Funding for the expansion project will come from the Department of Housing and Urban Development (HUD) Community Development Block Grant - Disaster Recovery (CDBG - DR) program.

VIHFA Director of Programs Ann Hanley, who has responsibility for infrastructure, told committee members that much of the project’s cost is associated with materials that need to be purchased.  “That is a very expensive cost,” said Ms. Hanley. “There is a lot of work associated with this particular project and as well as bringing that particular area, as it relates to expansion, into compliance."

She said the V.I. Waste Management Authority is proposing to close sections of the landfill and do an expansion on the southeast corners "so that they would have approximately seven years of air space remaining."

The Anguilla Landfill, which sits on property owned by the Federal Aviation Administration (FAA), is located on land in south-central St.
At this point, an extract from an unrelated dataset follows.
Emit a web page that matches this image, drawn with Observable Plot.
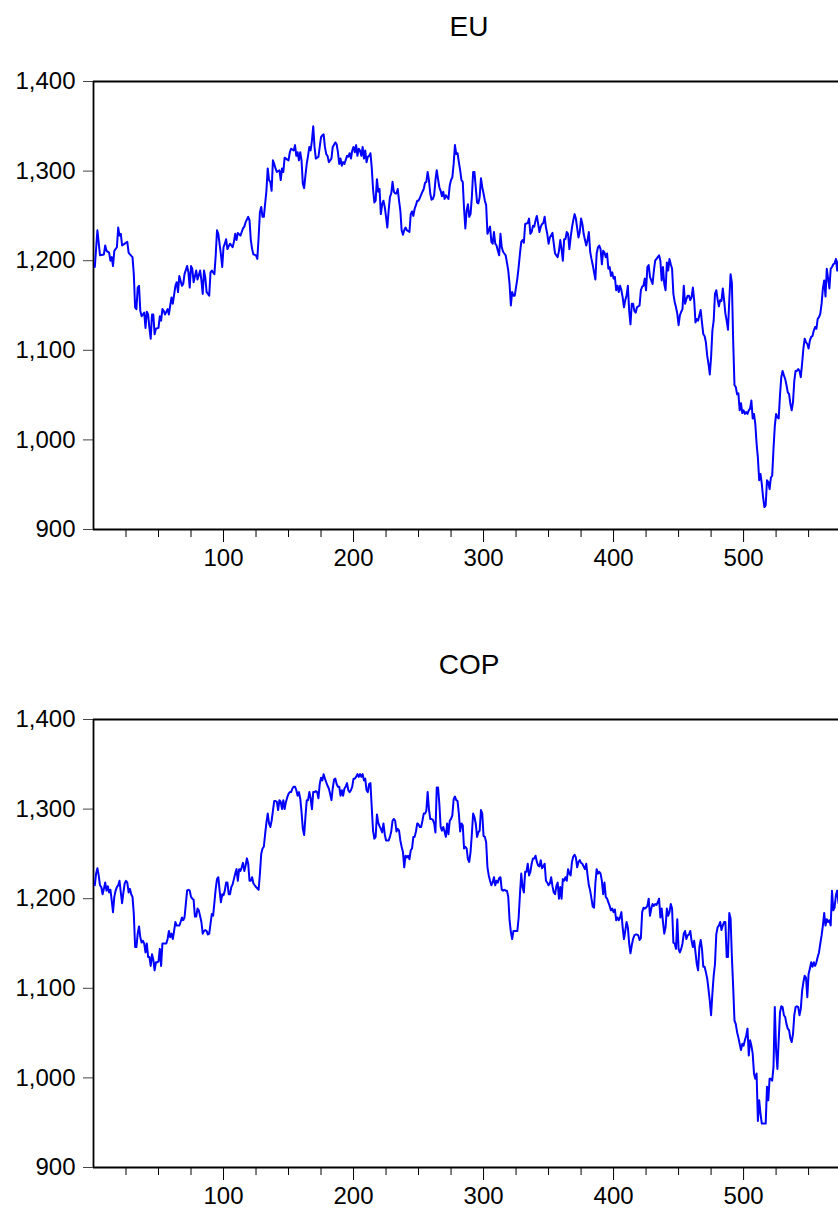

Croix and has been in operation since 1967. Calls for the landfill’s closure have been coming for years from many corners, the most vocal being the FAA. An ongoing concern is the danger the site's close proximity to the Henry E. Rohlsen Airport poses to air traffic, as the landfill often attracts birds deemed hazardous to aircraft 

The Anguilla Landfill is scheduled to begin the first of six shutdown phases planned for the existing 35-acre site in October 2023. The project, Ms. Hanley told lawmakers, is currently in the application development stage, as its sub-recipient, the V.I. Waste Management Authority, continues to address issues with the partial consent decree with the FAA, including gaining control of the site.

“Once that process is complete and we receive the necessary documentation, the application will be approved and environmental review will begin,” she shared.

Ms. Hanley, the VIHFA director of programs, was unable to tell committee members where the new landfill site would be and deferred Senator Kenneth Gittens’s question on the matter to WMA.